> The problem:
Within the records that follow, restate exactly the lines from the line with "Clone this chart in seaborn and matplotlib." down to the line with "from matplotlib.ticker import", including both. Omit the pictures.

Entries from a dataset:
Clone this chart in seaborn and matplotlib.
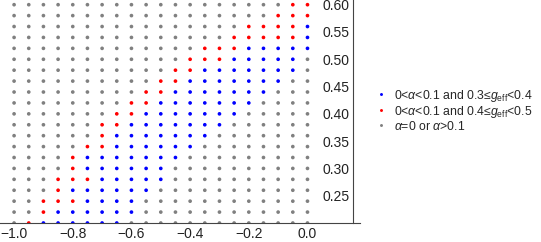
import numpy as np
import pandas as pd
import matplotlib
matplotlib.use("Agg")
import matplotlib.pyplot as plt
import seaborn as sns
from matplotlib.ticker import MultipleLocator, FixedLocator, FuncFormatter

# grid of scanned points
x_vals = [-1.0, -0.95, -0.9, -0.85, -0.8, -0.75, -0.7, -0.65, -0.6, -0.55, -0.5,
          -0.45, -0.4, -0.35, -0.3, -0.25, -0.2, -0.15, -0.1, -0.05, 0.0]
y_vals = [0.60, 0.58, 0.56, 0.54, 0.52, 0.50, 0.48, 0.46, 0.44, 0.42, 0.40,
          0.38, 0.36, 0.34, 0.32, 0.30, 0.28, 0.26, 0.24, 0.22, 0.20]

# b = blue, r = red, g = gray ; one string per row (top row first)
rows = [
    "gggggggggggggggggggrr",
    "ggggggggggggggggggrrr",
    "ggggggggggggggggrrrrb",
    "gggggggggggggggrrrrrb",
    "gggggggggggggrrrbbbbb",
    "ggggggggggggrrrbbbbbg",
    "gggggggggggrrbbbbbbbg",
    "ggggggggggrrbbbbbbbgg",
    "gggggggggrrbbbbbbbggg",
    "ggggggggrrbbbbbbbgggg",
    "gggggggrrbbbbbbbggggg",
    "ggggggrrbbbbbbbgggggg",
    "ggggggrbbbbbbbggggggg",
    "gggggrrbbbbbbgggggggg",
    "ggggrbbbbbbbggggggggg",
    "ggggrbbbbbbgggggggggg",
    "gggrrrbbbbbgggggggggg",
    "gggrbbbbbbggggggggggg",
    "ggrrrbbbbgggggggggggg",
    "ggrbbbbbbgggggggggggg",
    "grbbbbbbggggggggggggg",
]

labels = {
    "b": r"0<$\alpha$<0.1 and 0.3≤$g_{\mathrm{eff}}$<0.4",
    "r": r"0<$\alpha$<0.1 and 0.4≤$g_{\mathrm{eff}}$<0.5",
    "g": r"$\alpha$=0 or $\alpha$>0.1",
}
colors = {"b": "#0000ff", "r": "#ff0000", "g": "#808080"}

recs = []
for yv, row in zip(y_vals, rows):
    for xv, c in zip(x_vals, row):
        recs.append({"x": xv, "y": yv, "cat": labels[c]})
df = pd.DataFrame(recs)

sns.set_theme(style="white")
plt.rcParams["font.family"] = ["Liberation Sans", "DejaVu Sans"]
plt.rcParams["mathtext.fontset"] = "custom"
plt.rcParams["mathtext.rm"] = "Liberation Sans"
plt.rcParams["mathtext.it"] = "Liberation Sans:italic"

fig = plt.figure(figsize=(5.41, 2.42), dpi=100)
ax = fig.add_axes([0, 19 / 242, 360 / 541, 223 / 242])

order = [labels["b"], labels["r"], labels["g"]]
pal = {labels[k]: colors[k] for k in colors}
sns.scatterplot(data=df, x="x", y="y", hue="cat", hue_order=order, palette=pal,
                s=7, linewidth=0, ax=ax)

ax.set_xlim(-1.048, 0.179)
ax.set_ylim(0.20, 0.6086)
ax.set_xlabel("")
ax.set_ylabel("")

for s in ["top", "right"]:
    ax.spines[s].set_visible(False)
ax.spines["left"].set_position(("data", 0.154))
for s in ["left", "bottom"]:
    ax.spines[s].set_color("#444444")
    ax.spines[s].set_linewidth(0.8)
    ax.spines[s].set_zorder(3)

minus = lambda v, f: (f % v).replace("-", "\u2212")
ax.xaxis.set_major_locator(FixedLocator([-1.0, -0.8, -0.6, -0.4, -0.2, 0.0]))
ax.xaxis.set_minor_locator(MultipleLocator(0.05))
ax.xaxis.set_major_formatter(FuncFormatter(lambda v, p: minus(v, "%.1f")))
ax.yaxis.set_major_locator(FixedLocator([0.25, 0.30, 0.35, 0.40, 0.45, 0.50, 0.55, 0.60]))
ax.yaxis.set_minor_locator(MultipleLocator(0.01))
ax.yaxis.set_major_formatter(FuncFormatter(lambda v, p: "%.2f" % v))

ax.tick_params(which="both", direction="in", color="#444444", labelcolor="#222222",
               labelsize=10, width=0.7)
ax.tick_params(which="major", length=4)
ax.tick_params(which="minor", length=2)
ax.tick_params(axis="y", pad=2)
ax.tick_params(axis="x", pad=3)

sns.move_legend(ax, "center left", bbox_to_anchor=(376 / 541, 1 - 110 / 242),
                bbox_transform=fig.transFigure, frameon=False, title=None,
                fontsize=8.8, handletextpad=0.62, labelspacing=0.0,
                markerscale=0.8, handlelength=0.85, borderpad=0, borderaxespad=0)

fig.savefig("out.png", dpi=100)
---
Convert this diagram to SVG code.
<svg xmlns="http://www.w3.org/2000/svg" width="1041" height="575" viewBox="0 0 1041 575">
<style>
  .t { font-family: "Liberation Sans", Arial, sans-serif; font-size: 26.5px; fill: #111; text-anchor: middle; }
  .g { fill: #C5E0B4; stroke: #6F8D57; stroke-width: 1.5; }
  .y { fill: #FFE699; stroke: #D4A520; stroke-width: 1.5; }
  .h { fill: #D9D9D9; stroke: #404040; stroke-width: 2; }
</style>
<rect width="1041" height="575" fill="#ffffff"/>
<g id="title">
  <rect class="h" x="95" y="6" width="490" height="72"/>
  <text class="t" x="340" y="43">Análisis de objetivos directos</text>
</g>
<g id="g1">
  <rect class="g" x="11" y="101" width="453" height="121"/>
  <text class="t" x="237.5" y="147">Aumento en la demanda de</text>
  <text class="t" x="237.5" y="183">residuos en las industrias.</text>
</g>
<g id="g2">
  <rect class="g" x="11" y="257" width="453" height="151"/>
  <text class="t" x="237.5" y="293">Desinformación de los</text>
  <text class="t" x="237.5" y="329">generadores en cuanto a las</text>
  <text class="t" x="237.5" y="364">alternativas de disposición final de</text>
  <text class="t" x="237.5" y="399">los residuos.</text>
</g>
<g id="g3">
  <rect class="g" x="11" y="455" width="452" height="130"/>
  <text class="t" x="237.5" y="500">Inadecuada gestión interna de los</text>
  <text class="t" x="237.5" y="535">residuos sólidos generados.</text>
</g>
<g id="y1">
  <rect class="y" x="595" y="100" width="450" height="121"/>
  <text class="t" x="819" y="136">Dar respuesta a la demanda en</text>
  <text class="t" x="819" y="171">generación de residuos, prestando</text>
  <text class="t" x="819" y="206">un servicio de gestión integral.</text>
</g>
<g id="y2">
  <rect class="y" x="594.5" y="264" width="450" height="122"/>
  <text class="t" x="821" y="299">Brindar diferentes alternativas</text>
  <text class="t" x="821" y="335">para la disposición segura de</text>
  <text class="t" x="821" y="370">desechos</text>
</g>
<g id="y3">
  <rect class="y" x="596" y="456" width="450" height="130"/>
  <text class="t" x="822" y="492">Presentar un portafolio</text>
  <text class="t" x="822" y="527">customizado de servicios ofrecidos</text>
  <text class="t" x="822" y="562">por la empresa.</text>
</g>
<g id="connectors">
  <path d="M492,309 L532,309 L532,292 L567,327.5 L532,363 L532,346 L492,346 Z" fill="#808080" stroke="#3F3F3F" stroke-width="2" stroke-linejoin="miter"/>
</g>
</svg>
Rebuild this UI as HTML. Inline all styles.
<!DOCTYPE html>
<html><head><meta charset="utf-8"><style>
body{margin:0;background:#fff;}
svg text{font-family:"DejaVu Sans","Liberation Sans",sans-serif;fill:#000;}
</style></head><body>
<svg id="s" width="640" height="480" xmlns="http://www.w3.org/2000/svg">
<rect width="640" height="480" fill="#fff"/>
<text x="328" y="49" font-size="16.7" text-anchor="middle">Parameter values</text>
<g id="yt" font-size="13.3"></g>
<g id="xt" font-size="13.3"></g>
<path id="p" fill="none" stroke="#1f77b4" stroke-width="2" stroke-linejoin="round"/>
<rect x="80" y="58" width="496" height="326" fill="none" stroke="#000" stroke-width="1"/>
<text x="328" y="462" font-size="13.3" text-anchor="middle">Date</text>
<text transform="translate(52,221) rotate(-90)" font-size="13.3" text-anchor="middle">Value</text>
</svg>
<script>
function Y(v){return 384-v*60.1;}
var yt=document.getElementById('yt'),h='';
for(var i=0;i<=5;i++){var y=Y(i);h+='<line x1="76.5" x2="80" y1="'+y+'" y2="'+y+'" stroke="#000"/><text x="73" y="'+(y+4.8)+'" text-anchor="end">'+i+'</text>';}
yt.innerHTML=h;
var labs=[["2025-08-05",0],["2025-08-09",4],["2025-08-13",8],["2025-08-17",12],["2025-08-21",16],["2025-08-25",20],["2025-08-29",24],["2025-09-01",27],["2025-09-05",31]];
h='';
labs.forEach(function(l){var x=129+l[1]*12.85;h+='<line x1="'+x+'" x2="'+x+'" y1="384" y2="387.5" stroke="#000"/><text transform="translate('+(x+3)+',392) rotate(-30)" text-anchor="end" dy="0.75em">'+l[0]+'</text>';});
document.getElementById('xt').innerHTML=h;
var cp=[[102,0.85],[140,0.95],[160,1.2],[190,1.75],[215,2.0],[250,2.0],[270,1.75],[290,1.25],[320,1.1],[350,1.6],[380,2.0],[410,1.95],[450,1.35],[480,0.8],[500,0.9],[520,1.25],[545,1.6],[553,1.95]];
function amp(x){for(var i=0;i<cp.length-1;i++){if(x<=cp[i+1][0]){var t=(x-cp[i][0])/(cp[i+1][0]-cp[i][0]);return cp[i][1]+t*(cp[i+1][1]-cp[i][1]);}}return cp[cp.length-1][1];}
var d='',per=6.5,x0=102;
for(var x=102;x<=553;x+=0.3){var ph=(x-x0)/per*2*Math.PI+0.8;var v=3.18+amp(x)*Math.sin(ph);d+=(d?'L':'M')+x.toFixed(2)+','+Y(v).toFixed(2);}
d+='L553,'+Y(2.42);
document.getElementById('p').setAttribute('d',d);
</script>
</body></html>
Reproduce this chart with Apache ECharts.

> The reply:
Clone this chart in seaborn and matplotlib.
import numpy as np
import pandas as pd
import matplotlib
matplotlib.use("Agg")
import matplotlib.pyplot as plt
import seaborn as sns
from matplotlib.ticker import MultipleLocator, FixedLocator, FuncFormatter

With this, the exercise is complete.